◆ THE PROBLEM
Review the material and extract every line in which the word "with" occurs.
* Start LISTED RECORDS *
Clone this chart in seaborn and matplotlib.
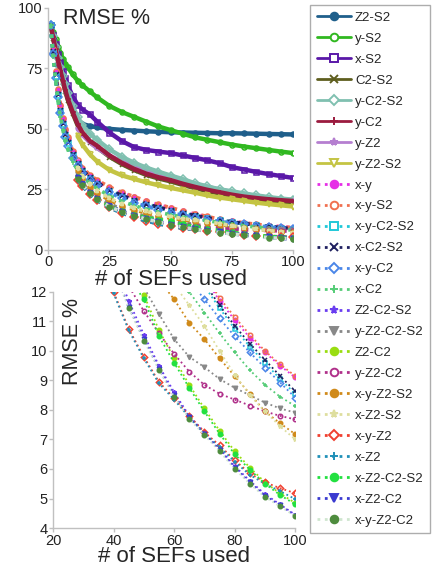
* End LISTED RECORDS *
* Start LISTED RECORDS *
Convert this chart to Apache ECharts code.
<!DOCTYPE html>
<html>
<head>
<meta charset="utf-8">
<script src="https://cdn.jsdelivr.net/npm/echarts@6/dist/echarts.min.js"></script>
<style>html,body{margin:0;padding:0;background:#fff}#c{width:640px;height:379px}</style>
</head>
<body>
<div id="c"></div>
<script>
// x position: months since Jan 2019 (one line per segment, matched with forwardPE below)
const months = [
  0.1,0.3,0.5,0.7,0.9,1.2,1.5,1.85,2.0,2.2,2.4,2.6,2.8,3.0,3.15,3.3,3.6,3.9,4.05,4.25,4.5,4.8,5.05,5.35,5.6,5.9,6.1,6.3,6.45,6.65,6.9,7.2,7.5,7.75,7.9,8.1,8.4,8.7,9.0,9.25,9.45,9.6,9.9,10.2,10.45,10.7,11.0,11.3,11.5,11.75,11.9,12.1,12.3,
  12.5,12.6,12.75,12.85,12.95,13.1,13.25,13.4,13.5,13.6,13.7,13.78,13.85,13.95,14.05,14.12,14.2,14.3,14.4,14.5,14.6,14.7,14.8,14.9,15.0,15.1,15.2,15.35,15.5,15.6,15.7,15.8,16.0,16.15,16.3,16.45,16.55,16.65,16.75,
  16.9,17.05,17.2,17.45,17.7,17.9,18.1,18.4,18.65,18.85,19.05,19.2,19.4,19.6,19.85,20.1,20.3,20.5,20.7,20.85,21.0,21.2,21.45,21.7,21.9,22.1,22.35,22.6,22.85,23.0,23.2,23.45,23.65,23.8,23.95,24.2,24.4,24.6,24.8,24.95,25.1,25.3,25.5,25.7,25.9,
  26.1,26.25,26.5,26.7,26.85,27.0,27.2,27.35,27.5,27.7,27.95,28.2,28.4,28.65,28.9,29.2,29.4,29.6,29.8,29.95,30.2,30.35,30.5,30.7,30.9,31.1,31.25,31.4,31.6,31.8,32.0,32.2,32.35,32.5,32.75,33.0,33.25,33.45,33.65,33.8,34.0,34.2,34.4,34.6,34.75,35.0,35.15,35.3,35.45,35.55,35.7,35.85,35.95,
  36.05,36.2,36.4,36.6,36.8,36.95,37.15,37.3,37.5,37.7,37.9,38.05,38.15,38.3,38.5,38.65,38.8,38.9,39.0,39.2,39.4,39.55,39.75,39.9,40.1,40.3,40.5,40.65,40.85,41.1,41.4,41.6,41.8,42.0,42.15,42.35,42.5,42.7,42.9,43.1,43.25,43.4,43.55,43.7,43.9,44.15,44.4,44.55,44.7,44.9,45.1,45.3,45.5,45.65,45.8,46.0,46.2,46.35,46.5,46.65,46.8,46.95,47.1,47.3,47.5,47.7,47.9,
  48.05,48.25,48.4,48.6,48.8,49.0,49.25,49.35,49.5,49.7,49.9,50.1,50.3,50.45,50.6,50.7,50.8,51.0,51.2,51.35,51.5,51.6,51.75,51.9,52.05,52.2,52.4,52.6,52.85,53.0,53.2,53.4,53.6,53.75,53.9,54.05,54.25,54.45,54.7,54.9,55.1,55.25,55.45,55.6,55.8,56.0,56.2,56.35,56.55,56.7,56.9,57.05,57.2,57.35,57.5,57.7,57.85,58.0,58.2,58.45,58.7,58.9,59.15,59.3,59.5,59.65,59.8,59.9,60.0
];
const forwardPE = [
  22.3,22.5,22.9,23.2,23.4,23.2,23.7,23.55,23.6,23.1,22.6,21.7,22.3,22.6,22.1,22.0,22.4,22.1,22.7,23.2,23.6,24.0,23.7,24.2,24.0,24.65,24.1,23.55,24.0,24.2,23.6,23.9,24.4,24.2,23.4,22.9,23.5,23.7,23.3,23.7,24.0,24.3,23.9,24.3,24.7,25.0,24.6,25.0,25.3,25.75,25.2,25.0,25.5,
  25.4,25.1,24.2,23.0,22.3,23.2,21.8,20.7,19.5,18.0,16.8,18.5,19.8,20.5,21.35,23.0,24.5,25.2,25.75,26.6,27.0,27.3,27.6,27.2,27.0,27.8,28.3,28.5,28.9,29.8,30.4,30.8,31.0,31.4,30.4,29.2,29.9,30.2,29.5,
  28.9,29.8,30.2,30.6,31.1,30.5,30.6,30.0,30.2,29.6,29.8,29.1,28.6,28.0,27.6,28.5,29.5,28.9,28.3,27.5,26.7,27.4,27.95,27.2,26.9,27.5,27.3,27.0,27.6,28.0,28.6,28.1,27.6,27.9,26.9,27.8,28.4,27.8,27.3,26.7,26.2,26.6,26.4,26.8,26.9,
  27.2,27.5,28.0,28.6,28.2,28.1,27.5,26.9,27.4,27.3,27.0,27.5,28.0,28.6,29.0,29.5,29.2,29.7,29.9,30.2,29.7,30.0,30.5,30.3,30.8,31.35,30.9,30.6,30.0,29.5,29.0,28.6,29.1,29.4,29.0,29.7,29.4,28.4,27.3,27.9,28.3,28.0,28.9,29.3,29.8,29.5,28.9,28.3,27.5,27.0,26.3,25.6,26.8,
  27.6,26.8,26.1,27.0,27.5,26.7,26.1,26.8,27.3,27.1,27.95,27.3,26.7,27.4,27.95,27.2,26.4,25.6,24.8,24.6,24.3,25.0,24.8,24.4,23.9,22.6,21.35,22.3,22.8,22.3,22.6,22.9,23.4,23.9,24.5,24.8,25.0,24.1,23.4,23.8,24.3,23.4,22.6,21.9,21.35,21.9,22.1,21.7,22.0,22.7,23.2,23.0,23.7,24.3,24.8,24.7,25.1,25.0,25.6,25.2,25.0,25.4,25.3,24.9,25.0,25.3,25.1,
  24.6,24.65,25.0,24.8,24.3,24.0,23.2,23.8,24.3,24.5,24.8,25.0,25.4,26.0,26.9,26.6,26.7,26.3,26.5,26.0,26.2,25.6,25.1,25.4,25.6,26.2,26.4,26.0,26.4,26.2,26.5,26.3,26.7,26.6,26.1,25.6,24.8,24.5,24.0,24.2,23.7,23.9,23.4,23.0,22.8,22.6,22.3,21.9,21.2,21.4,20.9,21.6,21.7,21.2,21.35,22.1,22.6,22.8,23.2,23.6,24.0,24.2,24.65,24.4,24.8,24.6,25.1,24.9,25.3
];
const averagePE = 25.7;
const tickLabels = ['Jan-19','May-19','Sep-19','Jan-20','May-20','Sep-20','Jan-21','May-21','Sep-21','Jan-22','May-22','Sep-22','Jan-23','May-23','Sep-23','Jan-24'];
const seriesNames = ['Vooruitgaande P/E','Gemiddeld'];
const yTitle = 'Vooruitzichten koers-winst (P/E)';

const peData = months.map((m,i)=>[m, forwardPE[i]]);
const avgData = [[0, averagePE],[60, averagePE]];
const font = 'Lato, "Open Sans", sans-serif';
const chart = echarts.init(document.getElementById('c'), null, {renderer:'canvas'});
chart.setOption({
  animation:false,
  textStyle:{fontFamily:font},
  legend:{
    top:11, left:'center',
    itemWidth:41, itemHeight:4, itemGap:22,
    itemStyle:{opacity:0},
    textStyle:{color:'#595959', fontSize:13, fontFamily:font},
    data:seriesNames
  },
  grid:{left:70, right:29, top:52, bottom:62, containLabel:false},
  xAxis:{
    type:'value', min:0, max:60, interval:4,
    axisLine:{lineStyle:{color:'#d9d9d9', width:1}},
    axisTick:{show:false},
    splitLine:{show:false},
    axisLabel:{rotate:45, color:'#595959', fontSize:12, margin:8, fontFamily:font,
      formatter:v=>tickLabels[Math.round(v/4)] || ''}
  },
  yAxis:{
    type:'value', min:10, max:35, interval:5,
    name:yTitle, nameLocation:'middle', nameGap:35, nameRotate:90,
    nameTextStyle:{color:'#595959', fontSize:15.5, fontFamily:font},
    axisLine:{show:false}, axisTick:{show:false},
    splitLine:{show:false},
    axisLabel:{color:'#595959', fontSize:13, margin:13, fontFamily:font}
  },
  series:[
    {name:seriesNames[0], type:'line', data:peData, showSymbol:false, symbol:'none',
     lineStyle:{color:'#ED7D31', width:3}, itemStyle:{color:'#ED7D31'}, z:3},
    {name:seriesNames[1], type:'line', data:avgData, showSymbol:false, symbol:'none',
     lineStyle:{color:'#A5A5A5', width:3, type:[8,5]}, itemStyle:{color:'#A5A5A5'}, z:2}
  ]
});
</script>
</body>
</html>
* End LISTED RECORDS *
* Start LISTED RECORDS *
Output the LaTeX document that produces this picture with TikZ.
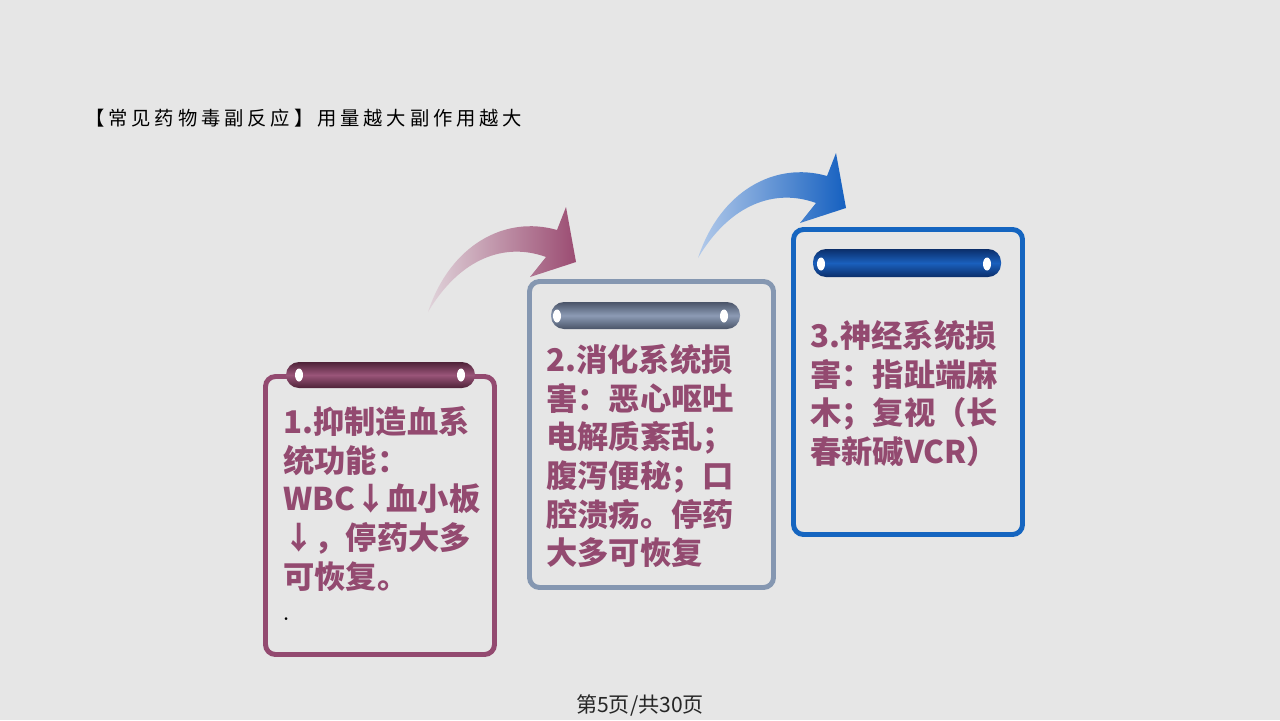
* End LISTED RECORDS *
◆ ANSWER TO THE EXERCISE
// x position: months since Jan 2019 (one line per segment, matched with forwardPE below)
Output the LaTeX document that produces this picture with TikZ.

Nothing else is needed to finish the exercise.